His modest beginnings to commanding global fame is a tale replicated here where talented athletes rise from tiny hamlets to greatness with the difference being most Kenyan runners never realise what they’ve got, a far cry from Lewis.

“It’s not what you are called but what you do. What matters is how you respond. Nowadays I see amateur athletes in professional sport, I don’t see athletes acting as professionals, creating their own business, negotiating with partners and working with them.

“We should be going to promoters telling them I can make you X amount of dollars so that I can get X amount of dollars. Nowadays, there is no partnership because athletes are not thinking their career as a business. They think they have arrived and if you do that in a business, rest on your laurels, it’s all over.”

His declaration rings true on upcoming Kenyan runners who operate under the whims of foreign managers, many being forced to the roads early using training programmes not suitable for individual needs.

This has led to the early burn out of hot prospects for example the 2011 World Youth record holder, Leonard Konchesha, reported to have been dumped by his manager injured in his home village last year.

“The biggest problem is that athletes don’t look themselves as a business. My coach told me if you focus on the money you will not make it, focus on the competition. I became the CEO of my business at 18.

“I joined the Santa Monica Track Club and I recruited the best sprinters possible so that by 1988, we were the best club in history. I had one major, I trained in one place and at the end of the day, I ran the show, I took control,” the icon who admits his mission in life was to become ‘a millionaire, I don’t want a real job’ when he joined University of Houston, narrated.

“I was the business, I ran the show, my career was the vision that I saw. Athletes now don’t want to do that, they want to sit back and say they have a manager who tells them what to do,” Lewis added, capturing the mentality of most of Kenya’s budding athletes who have placed undying faith in foreign agents.

The track and field legend urged athletes to establish foundations to keep them going bust after retirement, a recurrent scenario in this part of world with a huge number of formers runners taking to the drink or scrambling for menial officiating jobs at Athletics Kenya meets after hanging their running shoes.

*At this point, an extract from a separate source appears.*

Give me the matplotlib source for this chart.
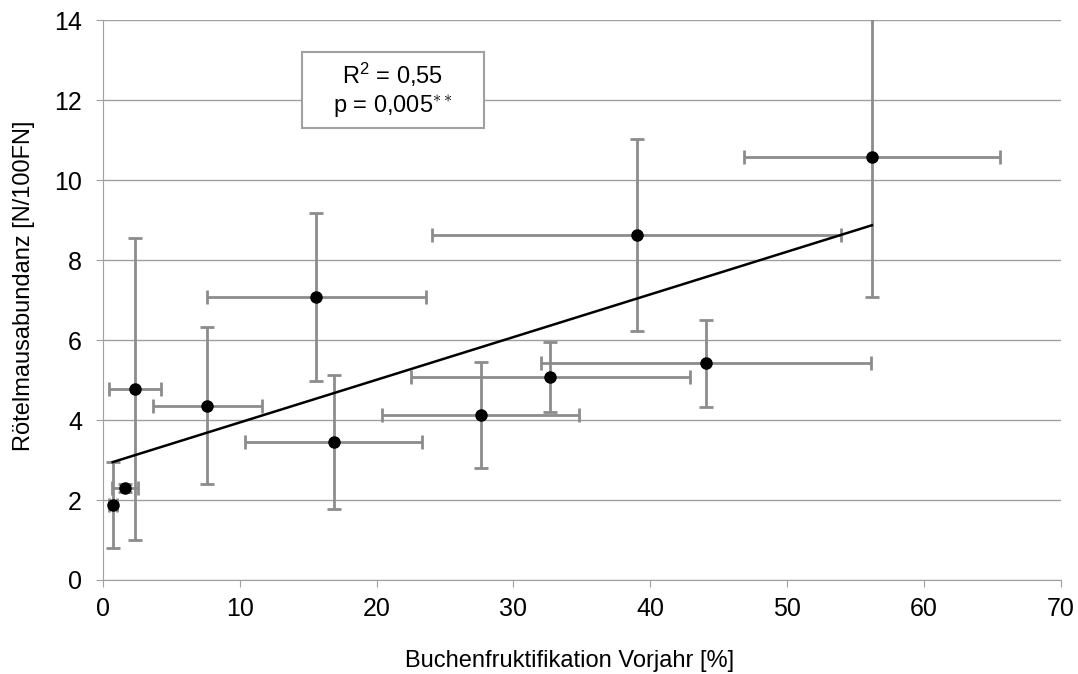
import numpy as np
import matplotlib
matplotlib.use("Agg")
import matplotlib.pyplot as plt
from matplotlib.patches import Rectangle

plt.rcParams['font.family'] = ['Liberation Sans', 'DejaVu Sans']
plt.rcParams['mathtext.fontset'] = 'custom'
plt.rcParams['mathtext.rm'] = 'Liberation Sans'
plt.rcParams['mathtext.it'] = 'Liberation Sans'

# Buchenfruktifikation (Vorjahr) und Rötelmausabundanz mit Streuung
buche = [0.71, 1.6, 2.32, 7.63, 15.6, 16.85, 27.6, 32.7, 39.0, 44.05, 56.2]
buche_err = [0.3, 0.95, 1.9, 4.0, 8.0, 6.5, 7.2, 10.2, 14.95, 12.05, 9.35]
maus = [1.87, 2.31, 4.78, 4.36, 7.08, 3.45, 4.12, 5.08, 8.63, 5.42, 10.57]
maus_err = [1.07, 0.1, 3.77, 1.96, 2.1, 1.67, 1.32, 0.87, 2.4, 1.09, 3.49]

r2_text = "R$^{2}$ = 0,55"
p_text = "p = 0,005$^{\\ast\\ast}$"

fig = plt.figure(figsize=(10.78, 6.74), dpi=100)
ax = fig.add_axes([0.0955, 0.1395, 0.8885, 0.8305])

ax.errorbar(buche, maus, xerr=buche_err, yerr=maus_err, fmt='o',
            color='black', ecolor='#8c8c8c', elinewidth=2, capsize=5,
            capthick=2, markersize=8, zorder=3)

# lineare Trendlinie
k, d = np.polyfit(buche, maus, 1)
xs = np.array([min(buche), max(buche)])
ax.plot(xs, k * xs + d, color='black', lw=1.8, zorder=4)

ax.set_xlim(0, 70)
ax.set_ylim(0, 14)
ax.set_xticks(range(0, 71, 10))
ax.set_yticks(range(0, 15, 2))
ax.yaxis.grid(True, color='#a0a0a0', lw=1)
ax.set_axisbelow(True)
for s in ['top', 'right']:
    ax.spines[s].set_visible(False)
for s in ['left', 'bottom']:
    ax.spines[s].set_color('#a0a0a0')
ax.tick_params(axis='both', colors='#a0a0a0', labelcolor='black',
               labelsize=18, length=5)
ax.tick_params(axis='x', pad=7)
ax.tick_params(axis='y', pad=10)

ax.set_xlabel("Buchenfruktifikation Vorjahr [%]", fontsize=17)
ax.xaxis.set_label_coords(0.487, -0.125)
ax.set_ylabel("Rötelmausabundanz [N/100FN]", fontsize=17)
ax.yaxis.set_label_coords(-0.071, 0.525)

# Kasten mit Bestimmtheitsmaß und Signifikanz
ax.add_patch(Rectangle((14.52, 11.3), 13.3, 1.9, fc='white', ec='#a0a0a0',
                       lw=1.5, zorder=5))
ax.text(21.17, 12.62, r2_text, fontsize=17, ha='center', va='center', zorder=6)
ax.text(21.17, 11.86, p_text, fontsize=17, ha='center', va='center', zorder=6)

fig.savefig("out.png", dpi=100)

“One of the things to be successful is to pick the brains of many people who have succeeded. When I went to the Grammies, I would pick the brains Michael Jackson or Prince and other people in education.

“I went to school to get an education to build it it, I worked at a radio and TV station not for the money so that I could learn how to bring information and answer the questions. A lot of people get the spotlight and think they have made it but to build my business through preparation,” the sprint and Long jumper explained.

After his history equalling 1984 Olympics when he won four golds to match the achievement of compatriot Jesse Owen, Lewis realised he had reached his zenith and worked on how he would motivate himself for further success.

As he travels around the world as a United Nations ambassador and motivational speaker paid well to present his views, his Kenyan contemporaries, Mike Boit (now a professor at Kenyatta University in the Department of Exercise and Sports Science) and Henry Rono (a high school athletics coach in Albuquerque, New Mexico,) enjoyed contrasting fortunes when their glittering careers ended.

Business Connect brought together over 350 influencers from the Kenyan technology industry and the public sector to discuss the latest trends in field with an emphasis on could computing, analytics, social business and mobility.

Lewis gave an inspirational talk to the group relating his wide experience in athletes to the rapidly shifting changes in the technology space and it was a pity no Kenyan athlete was present.

Despite a career dogged by controversy Lewis retired a nine-time Olympics and eight-time world champion between 1983 and 1996, the epitome of greatness in track and field.